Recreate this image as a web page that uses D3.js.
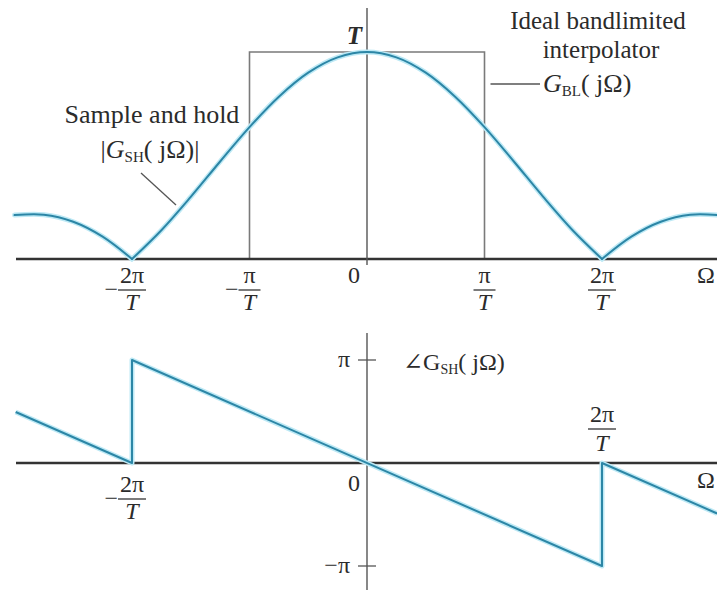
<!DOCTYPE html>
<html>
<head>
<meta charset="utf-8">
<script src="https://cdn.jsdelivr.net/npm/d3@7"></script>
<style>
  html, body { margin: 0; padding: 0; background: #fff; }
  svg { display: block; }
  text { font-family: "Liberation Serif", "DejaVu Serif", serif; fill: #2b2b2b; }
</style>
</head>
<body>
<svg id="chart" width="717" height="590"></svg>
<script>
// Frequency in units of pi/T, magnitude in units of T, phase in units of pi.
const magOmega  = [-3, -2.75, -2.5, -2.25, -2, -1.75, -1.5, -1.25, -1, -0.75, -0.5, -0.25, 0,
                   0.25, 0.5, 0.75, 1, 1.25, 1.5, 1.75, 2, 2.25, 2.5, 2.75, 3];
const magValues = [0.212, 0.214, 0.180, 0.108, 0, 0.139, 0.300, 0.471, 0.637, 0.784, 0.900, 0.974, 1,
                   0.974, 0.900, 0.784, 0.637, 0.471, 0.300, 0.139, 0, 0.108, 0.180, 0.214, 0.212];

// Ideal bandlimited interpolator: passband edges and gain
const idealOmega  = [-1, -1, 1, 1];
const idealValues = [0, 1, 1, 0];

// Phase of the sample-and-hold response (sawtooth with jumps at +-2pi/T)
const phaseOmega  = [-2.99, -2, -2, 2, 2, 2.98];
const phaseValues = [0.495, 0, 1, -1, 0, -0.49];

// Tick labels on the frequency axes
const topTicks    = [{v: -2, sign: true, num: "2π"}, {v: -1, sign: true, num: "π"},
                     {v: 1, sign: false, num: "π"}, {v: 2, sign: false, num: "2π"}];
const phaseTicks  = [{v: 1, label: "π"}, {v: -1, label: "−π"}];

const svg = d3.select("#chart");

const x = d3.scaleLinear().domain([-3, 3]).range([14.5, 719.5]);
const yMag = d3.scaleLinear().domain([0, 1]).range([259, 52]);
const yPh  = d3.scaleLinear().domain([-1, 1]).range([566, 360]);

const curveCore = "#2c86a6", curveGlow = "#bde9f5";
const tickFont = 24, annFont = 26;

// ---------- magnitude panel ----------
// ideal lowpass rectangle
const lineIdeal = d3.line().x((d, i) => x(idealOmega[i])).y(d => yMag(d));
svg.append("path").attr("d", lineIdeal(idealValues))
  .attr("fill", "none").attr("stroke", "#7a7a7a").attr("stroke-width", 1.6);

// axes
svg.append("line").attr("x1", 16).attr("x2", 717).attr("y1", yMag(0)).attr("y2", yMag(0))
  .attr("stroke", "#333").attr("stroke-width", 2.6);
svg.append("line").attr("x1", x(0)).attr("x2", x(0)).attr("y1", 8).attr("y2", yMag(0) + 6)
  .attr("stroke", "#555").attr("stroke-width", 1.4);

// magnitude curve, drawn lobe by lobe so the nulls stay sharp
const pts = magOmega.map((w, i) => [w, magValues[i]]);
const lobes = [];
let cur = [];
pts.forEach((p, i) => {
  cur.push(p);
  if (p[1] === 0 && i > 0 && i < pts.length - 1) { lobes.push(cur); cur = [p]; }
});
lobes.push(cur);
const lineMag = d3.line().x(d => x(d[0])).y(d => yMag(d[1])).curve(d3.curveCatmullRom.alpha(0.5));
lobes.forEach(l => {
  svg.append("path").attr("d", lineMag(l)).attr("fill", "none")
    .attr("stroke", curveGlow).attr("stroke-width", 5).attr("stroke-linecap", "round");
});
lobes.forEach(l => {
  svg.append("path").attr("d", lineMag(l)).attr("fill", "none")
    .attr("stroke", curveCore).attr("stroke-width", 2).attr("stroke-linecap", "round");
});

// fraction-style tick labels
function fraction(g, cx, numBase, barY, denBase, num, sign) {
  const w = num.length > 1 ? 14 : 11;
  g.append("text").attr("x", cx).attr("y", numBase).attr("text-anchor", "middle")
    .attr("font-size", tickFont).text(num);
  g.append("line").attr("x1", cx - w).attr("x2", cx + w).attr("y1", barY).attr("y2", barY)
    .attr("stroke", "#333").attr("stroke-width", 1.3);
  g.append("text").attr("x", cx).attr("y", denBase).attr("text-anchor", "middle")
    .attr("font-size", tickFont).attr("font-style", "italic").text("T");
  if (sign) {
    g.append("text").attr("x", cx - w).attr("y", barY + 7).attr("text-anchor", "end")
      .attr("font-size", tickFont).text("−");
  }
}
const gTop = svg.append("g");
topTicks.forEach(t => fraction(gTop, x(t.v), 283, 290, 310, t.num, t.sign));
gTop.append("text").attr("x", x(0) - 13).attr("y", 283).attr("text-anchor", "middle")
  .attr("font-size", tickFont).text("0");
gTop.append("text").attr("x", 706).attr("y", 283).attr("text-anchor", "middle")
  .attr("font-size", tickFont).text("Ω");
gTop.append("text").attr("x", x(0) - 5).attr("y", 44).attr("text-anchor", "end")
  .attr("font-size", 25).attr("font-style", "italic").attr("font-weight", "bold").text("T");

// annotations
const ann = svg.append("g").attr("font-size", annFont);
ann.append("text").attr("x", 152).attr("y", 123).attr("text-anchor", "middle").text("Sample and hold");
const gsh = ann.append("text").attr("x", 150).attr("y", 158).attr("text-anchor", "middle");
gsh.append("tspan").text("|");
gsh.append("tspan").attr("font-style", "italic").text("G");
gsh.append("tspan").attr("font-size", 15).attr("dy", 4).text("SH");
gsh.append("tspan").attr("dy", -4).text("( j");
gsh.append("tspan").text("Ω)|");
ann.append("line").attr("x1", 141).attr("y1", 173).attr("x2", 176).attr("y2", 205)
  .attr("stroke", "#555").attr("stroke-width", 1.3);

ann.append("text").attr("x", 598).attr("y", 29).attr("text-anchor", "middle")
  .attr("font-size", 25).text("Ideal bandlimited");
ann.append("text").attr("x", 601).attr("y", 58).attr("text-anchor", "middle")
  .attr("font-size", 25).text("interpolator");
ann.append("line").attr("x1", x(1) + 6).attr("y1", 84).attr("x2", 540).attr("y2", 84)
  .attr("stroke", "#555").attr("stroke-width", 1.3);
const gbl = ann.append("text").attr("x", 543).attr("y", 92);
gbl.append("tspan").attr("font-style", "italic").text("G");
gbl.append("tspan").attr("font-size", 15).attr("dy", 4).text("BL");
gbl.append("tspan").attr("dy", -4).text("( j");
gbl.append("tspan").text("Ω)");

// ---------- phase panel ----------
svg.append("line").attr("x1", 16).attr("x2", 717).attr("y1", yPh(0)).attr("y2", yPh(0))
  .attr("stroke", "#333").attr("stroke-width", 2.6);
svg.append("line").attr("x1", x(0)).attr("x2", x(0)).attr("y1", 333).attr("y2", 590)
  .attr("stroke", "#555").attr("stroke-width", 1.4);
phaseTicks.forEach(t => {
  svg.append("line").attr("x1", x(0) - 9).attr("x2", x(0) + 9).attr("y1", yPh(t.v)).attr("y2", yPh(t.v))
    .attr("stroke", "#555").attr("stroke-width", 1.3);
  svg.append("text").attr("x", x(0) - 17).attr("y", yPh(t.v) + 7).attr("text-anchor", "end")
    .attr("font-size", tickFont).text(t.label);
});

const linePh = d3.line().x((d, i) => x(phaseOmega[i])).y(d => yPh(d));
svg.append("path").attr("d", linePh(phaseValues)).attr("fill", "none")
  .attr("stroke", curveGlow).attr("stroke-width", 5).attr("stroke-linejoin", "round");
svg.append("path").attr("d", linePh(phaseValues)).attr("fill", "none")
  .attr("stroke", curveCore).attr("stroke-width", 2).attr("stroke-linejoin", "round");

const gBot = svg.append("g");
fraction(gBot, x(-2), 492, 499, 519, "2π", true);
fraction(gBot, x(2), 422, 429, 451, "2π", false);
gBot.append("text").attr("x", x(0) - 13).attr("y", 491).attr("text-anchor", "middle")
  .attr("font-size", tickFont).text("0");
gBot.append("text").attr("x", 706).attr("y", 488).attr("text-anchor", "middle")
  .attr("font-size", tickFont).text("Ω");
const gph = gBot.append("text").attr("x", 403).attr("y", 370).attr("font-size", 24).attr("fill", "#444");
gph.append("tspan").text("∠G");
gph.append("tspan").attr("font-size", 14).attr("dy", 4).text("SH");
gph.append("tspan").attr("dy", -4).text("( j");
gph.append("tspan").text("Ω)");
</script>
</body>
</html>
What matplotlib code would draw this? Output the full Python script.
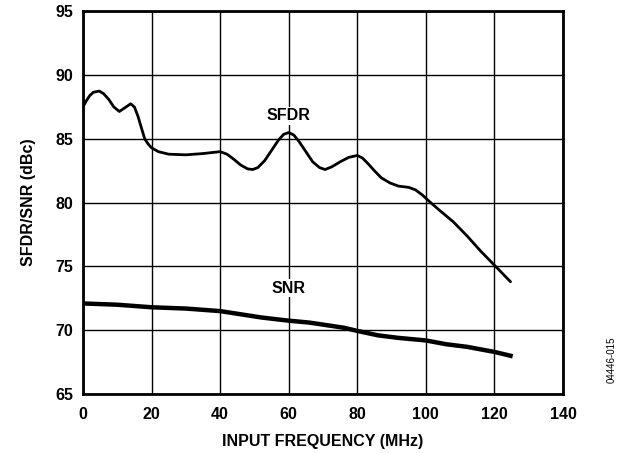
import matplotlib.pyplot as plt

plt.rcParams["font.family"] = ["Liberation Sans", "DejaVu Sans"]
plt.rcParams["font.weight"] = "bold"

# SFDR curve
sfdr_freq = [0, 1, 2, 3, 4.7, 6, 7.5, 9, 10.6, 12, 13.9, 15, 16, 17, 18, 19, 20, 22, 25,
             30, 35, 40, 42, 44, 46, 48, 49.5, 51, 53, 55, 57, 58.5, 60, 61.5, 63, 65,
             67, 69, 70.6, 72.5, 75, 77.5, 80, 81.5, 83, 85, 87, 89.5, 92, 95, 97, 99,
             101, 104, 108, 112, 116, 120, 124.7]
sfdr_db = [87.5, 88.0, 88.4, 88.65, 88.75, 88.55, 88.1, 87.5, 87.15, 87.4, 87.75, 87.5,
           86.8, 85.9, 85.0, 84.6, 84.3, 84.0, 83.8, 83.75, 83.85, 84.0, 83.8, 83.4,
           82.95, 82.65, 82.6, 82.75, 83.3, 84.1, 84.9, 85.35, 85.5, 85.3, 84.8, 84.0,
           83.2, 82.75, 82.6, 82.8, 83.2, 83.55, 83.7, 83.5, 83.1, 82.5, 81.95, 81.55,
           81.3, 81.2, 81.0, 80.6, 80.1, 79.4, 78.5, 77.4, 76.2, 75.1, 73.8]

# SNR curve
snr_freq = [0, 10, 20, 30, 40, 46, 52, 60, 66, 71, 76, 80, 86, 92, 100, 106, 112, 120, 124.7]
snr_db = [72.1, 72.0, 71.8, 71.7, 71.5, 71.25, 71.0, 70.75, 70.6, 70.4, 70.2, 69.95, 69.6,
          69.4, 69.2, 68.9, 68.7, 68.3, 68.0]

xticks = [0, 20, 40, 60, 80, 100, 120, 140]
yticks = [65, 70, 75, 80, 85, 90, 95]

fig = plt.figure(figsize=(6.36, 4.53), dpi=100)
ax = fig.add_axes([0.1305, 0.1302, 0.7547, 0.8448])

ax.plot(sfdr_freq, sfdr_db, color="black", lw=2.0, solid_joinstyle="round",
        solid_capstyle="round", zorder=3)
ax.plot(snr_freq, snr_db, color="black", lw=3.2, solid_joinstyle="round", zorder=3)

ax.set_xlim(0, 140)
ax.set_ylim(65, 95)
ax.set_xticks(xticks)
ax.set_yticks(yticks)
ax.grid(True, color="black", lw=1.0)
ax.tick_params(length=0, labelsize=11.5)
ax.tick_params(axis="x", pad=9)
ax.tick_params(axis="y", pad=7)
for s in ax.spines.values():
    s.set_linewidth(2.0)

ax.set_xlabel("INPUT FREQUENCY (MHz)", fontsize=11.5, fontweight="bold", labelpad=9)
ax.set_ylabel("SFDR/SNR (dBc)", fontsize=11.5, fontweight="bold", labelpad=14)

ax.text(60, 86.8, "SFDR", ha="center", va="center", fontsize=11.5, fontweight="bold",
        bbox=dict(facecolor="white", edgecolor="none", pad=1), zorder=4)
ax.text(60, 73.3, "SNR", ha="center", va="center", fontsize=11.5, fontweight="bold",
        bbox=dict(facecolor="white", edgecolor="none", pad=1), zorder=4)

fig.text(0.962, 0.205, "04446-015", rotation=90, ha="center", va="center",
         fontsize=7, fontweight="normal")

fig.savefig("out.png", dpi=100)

— TASK DESCRIPTION —
Return all the lines that contain the string "this".

— RESULT —
Recreate this image as a web page that uses D3.js.
What matplotlib code would draw this? Output the full Python script.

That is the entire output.